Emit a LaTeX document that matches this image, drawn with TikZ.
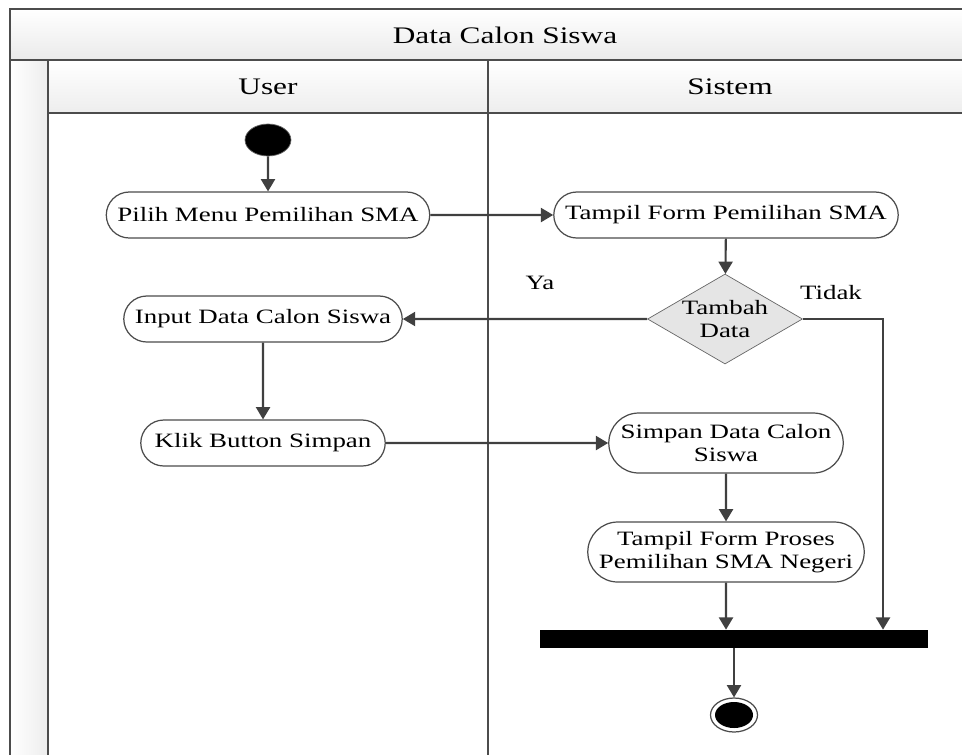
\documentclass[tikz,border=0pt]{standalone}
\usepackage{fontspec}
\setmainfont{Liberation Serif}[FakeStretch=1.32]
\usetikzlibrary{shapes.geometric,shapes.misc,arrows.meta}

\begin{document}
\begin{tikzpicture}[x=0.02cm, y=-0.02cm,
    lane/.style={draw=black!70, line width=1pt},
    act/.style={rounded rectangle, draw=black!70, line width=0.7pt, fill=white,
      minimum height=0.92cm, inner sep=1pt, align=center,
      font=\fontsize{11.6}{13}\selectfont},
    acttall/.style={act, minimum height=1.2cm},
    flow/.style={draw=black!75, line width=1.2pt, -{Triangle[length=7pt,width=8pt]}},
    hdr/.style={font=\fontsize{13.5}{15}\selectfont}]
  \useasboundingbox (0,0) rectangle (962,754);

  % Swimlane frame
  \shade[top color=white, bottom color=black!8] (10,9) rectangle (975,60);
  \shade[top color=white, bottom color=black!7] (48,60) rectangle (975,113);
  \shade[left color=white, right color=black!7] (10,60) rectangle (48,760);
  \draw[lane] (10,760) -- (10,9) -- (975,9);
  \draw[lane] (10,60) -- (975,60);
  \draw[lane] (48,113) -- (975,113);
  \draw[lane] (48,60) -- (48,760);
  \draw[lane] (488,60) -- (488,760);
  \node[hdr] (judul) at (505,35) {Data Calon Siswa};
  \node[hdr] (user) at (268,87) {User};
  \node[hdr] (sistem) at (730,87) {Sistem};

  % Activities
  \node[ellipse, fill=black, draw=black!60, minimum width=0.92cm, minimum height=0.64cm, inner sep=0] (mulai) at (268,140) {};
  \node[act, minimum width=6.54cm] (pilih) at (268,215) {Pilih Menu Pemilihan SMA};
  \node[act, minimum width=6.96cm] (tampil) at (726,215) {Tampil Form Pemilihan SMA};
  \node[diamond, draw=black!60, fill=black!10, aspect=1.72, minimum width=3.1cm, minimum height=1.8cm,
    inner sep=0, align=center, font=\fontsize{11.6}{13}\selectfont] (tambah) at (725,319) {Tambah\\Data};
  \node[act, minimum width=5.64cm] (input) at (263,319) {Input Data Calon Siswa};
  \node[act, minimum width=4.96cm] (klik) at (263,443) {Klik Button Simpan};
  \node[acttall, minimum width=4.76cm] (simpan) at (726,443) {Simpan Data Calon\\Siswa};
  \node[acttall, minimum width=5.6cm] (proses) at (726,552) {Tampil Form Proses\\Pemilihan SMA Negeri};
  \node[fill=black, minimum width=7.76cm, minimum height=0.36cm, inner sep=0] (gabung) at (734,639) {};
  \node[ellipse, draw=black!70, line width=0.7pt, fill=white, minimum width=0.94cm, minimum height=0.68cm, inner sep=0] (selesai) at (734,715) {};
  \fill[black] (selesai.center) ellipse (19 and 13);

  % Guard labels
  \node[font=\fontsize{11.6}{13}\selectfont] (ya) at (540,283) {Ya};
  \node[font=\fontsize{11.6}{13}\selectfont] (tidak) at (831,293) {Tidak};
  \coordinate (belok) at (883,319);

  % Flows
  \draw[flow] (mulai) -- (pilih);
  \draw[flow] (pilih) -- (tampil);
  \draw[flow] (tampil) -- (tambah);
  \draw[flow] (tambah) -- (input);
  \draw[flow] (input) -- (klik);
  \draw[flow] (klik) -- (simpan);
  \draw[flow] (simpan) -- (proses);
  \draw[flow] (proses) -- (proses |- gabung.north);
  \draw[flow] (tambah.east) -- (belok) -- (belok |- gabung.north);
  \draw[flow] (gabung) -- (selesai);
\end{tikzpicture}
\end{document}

========

Ignore the images and quote every line of the listing exactly.

Emit a LaTeX document that matches this image, drawn with TikZ.
\documentclass[tikz,border=0pt]{standalone}
\usepackage{fontspec}
\setmainfont{Liberation Serif}[FakeStretch=1.32]
\usetikzlibrary{shapes.geometric,shapes.misc,arrows.meta}

\begin{document}
\begin{tikzpicture}[x=0.02cm, y=-0.02cm,
    lane/.style={draw=black!70, line width=1pt},
    act/.style={rounded rectangle, draw=black!70, line width=0.7pt, fill=white,
      minimum height=0.92cm, inner sep=1pt, align=center,
      font=\fontsize{11.6}{13}\selectfont},
    acttall/.style={act, minimum height=1.2cm},
    flow/.style={draw=black!75, line width=1.2pt, -{Triangle[length=7pt,width=8pt]}},
    hdr/.style={font=\fontsize{13.5}{15}\selectfont}]
  \useasboundingbox (0,0) rectangle (962,754);

  % Swimlane frame
  \shade[top color=white, bottom color=black!8] (10,9) rectangle (975,60);
  \shade[top color=white, bottom color=black!7] (48,60) rectangle (975,113);
  \shade[left color=white, right color=black!7] (10,60) rectangle (48,760);
  \draw[lane] (10,760) -- (10,9) -- (975,9);
  \draw[lane] (10,60) -- (975,60);
  \draw[lane] (48,113) -- (975,113);
  \draw[lane] (48,60) -- (48,760);
  \draw[lane] (488,60) -- (488,760);
  \node[hdr] (judul) at (505,35) {Data Calon Siswa};
  \node[hdr] (user) at (268,87) {User};
  \node[hdr] (sistem) at (730,87) {Sistem};

  % Activities
  \node[ellipse, fill=black, draw=black!60, minimum width=0.92cm, minimum height=0.64cm, inner sep=0] (mulai) at (268,140) {};
  \node[act, minimum width=6.54cm] (pilih) at (268,215) {Pilih Menu Pemilihan SMA};
  \node[act, minimum width=6.96cm] (tampil) at (726,215) {Tampil Form Pemilihan SMA};
  \node[diamond, draw=black!60, fill=black!10, aspect=1.72, minimum width=3.1cm, minimum height=1.8cm,
    inner sep=0, align=center, font=\fontsize{11.6}{13}\selectfont] (tambah) at (725,319) {Tambah\\Data};
  \node[act, minimum width=5.64cm] (input) at (263,319) {Input Data Calon Siswa};
  \node[act, minimum width=4.96cm] (klik) at (263,443) {Klik Button Simpan};
  \node[acttall, minimum width=4.76cm] (simpan) at (726,443) {Simpan Data Calon\\Siswa};
  \node[acttall, minimum width=5.6cm] (proses) at (726,552) {Tampil Form Proses\\Pemilihan SMA Negeri};
  \node[fill=black, minimum width=7.76cm, minimum height=0.36cm, inner sep=0] (gabung) at (734,639) {};
  \node[ellipse, draw=black!70, line width=0.7pt, fill=white, minimum width=0.94cm, minimum height=0.68cm, inner sep=0] (selesai) at (734,715) {};
  \fill[black] (selesai.center) ellipse (19 and 13);

  % Guard labels
  \node[font=\fontsize{11.6}{13}\selectfont] (ya) at (540,283) {Ya};
  \node[font=\fontsize{11.6}{13}\selectfont] (tidak) at (831,293) {Tidak};
  \coordinate (belok) at (883,319);

  % Flows
  \draw[flow] (mulai) -- (pilih);
  \draw[flow] (pilih) -- (tampil);
  \draw[flow] (tampil) -- (tambah);
  \draw[flow] (tambah) -- (input);
  \draw[flow] (input) -- (klik);
  \draw[flow] (klik) -- (simpan);
  \draw[flow] (simpan) -- (proses);
  \draw[flow] (proses) -- (proses |- gabung.north);
  \draw[flow] (tambah.east) -- (belok) -- (belok |- gabung.north);
  \draw[flow] (gabung) -- (selesai);
\end{tikzpicture}
\end{document}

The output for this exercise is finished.